L'attaque, particulièrement brutale, est filmée dans son intégralité par quatre caméras de vidéosurveillance présentes sur la scène. L'agresseur, Antoine Bornea, et son complice, Pierre Battesti, sont rapidement interpellés et mis en examen pour "tentative d'assassinat".
Un an après les faits, la défense de Guillaume Marcellesi avance que leur client souffre encore aujourd'hui de séquelles physiques de ce passage à tabac. Antoine Bornea reste lui placé en détention provisoire. Pierre Battesti a de son côté été remis en liberté, et placé sous contrôle judiciaire.
Rencontre fortuite ou intimidation ?
Quelles sont les raisons de cette violence agression ? Pour la défense d’Antoine Bornea, sa rencontre avec Guillaume Marcellesi était fortuite, et les violences ont pris place à la suite d’un différend entre le fils de l’accusé et la victime.
Une version réfutée par les conseils de la partie civile, qui parlent eux d’un contexte de tensions entre les deux parties. Selon le quotidien le Monde, Jean-Noël Marcellesi, le père de la victime, aurait ainsi fait état d’une “démarche d’intimidation” antérieure de plusieurs mois à l’attaque de son fils. Même constat pour le ministère public, qui estime, lui, que l’agresseur aurait “tenté d’obtenir par la violence un engagement de renonciation à l’acquisition d’un ensemble immobilier situé à Porto-Vecchio au préjudice de Jean-Noël Marcellesi”.
Le projet en question : un complexe immobilier situé sur le site de Piantarella. L’achat du site avait été remporté fin 2022 par Jean-Noël Marcellesi. L’homme se trouvait alors en compétition avec d’autres acheteurs, parmi lesquels Paul Canarelli, propriétaire du domaine de Murtoli, et beau-frère d’Antoine Bornea.

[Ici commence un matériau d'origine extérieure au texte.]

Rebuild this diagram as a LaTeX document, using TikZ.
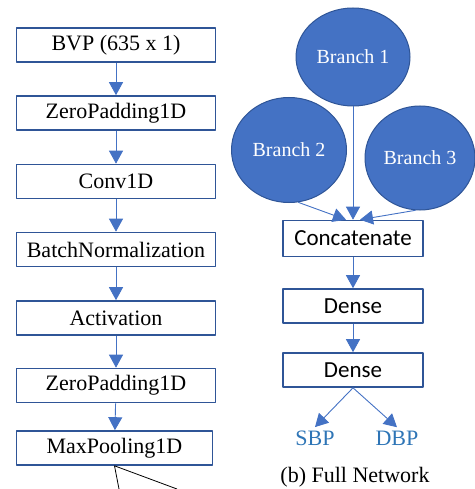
\documentclass[tikz,border=0pt]{standalone}
\usepackage{fontspec}
\setmainfont{Liberation Serif}
\newfontfamily\calib{Carlito}
\usetikzlibrary{shapes.geometric,arrows.meta}

\definecolor{boxblue}{RGB}{47,85,151}
\definecolor{arrblue}{RGB}{68,114,196}
\definecolor{outblue}{RGB}{46,117,182}

\tikzset{
  layer/.style={draw=boxblue, line width=1.6pt, fill=white, minimum width=199pt,
    minimum height=34pt, inner sep=0pt, font=\fontsize{22}{26}\selectfont},
  calayer/.style={layer, minimum width=140pt, font=\calib\fontsize{23}{27}\selectfont},
  branch/.style={ellipse, draw=boxblue, line width=1pt, fill=arrblue, inner sep=0pt,
    text=white, font=\fontsize{20}{24}\selectfont},
  flow/.style={->, draw=arrblue, line width=0.9pt},
}

\begin{document}
\begin{tikzpicture}[x=1pt, y=-1pt, >={Triangle[length=13pt,width=14pt]}, line join=round]
    \useasboundingbox (0,0) rectangle (474,489);

    % (a) nhánh bên trái
    \node[layer] (bvp)  at (116, 45)   {BVP (635 x 1)};
    \node[layer] (zp1)  at (116, 113)  {ZeroPadding1D};
    \node[layer] (conv) at (116, 181.5) {Conv1D};
    \node[layer] (bn)   at (116, 249.5) {BatchNormalization};
    \node[layer] (act)  at (116, 318)  {Activation};
    \node[layer] (zp2)  at (116, 385.5) {ZeroPadding1D};
    \node[layer, minimum width=196pt] (mp) at (114.5, 448) {MaxPooling1D};

    \draw[flow] (bvp) -- (zp1);
    \draw[flow] (zp1) -- (conv);
    \draw[flow] (conv) -- (bn);
    \draw[flow] (bn) -- (act);
    \draw[flow] (act) -- (zp2);
    \draw[flow] (zp2) -- (mp);

    \coordinate (cut1) at (119, 489);
    \coordinate (cut2) at (177, 489);
    \draw[line width=0.8pt] (mp.south) -- (cut1);
    \draw[line width=0.8pt] (mp.south) -- (cut2);

    % (b) mạng đầy đủ
    \node[branch, minimum width=114pt, minimum height=98pt]  (b1) at (353, 57)  {Branch 1};
    \node[branch, minimum width=115pt, minimum height=105pt] (b2) at (289, 150) {Branch 2};
    \node[branch, minimum width=110pt, minimum height=104pt] (b3) at (420, 158) {Branch 3};

    \node[calayer, minimum height=36pt] (cat) at (353, 238.5) {Concatenate};
    \node[calayer] (d1) at (353, 306) {Dense};
    \node[calayer] (d2) at (353, 370) {Dense};

    \draw[flow] (b1) -- (cat);
    \draw[flow] (b2.-80) -- ([xshift=-7pt]cat.north);
    \draw[flow] (b3.-95) -- ([xshift=7pt]cat.north);
    \draw[flow] (cat) -- (d1);
    \draw[flow] (d1) -- (d2);

    \node[text=outblue, font=\fontsize{22}{26}\selectfont] (sbp) at (315, 438) {SBP};
    \node[text=outblue, font=\fontsize{22}{26}\selectfont] (dbp) at (397, 438) {DBP};
    \draw[flow] (d2.south) -- (sbp.north);
    \draw[flow] (d2.south) -- (dbp.north);

    \node[font=\fontsize{22}{26}\selectfont] (cap) at (355, 477) {(b) Full Network};
\end{tikzpicture}
\end{document}
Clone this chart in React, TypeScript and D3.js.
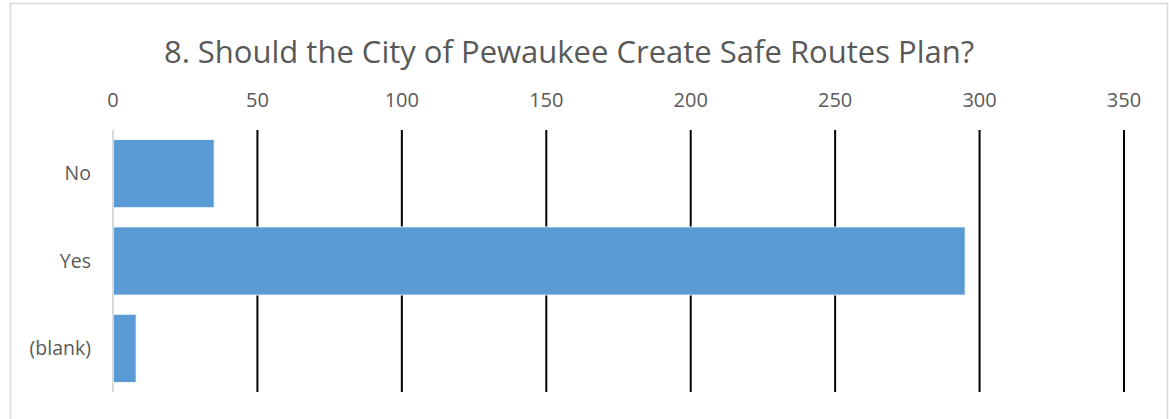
import { useEffect, useRef } from 'react';
import * as d3 from 'd3';

const title = '8. Should the City of Pewaukee Create Safe Routes Plan?';
const categories = ['No', 'Yes', '(blank)'];
const counts = [35, 295, 8];
const xTicks = [0, 50, 100, 150, 200, 250, 300, 350];

export default function App() {
    const svgRef = useRef<SVGSVGElement | null>(null);

    useEffect(() => {
        document.body.style.margin = '0';
        if (!svgRef.current) return;

        const svg = d3.select(svgRef.current);
        svg.selectAll('*').remove();

        const width = 1169;
        const height = 419;
        const font = '"Open Sans", sans-serif';
        const textColor = '#595959';

        svg.attr('width', width).attr('height', height);

        // chart frame
        svg.append('rect')
            .attr('x', 10.5)
            .attr('y', 3.5)
            .attr('width', 1157)
            .attr('height', 440)
            .attr('fill', 'white')
            .attr('stroke', '#d9d9d9')
            .attr('stroke-width', 1.5);

        const x = d3.scaleLinear().domain([0, 350]).range([113, 1124]);
        const y = d3.scaleBand<string>()
            .domain(categories)
            .range([130, 392])
            .paddingInner(0.22)
            .paddingOuter(0.11);

        // title
        svg.append('text')
            .attr('x', 569)
            .attr('y', 63)
            .attr('text-anchor', 'middle')
            .attr('font-family', font)
            .attr('font-size', 31)
            .attr('fill', textColor)
            .text(title);

        // tick labels on top
        svg.append('g')
            .selectAll('text')
            .data(xTicks)
            .join('text')
            .attr('x', d => x(d))
            .attr('y', 107)
            .attr('text-anchor', 'middle')
            .attr('font-family', font)
            .attr('font-size', 20)
            .attr('fill', textColor)
            .text(d => d);

        // gridlines (behind the bars)
        svg.append('g')
            .selectAll('line')
            .data(xTicks.filter(t => t > 0))
            .join('line')
            .attr('x1', d => x(d))
            .attr('x2', d => x(d))
            .attr('y1', 130)
            .attr('y2', 392)
            .attr('stroke', '#000')
            .attr('stroke-width', 2);

        // bars
        svg.append('g')
            .selectAll('rect')
            .data(categories)
            .join('rect')
            .attr('x', x(0))
            .attr('y', d => y(d)!)
            .attr('width', (d, i) => x(counts[i]) - x(0))
            .attr('height', y.bandwidth())
            .attr('fill', '#5b9bd5')
            .attr('stroke', 'white')
            .attr('stroke-width', 0.8);

        // category axis line
        svg.append('line')
            .attr('x1', x(0))
            .attr('x2', x(0))
            .attr('y1', 130)
            .attr('y2', 392)
            .attr('stroke', '#d9d9d9')
            .attr('stroke-width', 2);

        // category labels
        svg.append('g')
            .selectAll('text')
            .data(categories)
            .join('text')
            .attr('x', 91)
            .attr('y', d => y(d)! + y.bandwidth() / 2)
            .attr('dy', '0.35em')
            .attr('text-anchor', 'end')
            .attr('font-family', font)
            .attr('font-size', 19.5)
            .attr('fill', textColor)
            .text(d => d);
    }, []);

    return <svg ref={svgRef} style={{ display: 'block' }}></svg>;
}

Selon la famille Marcellesi, Antoine Bornea les aurait menacés pour se retirer dudit projet. Le juge Eric Métivier n'a néanmoins pas choisi, au cours de son instruction, de poursuivre la piste financière comme motif d'agression, préférant placer Antoine Bornea sous le simple statut le statut de témoin assisté dans un volet supplétif de cette affaire, pour le chef de "tentative d'extorsion en bande organisée".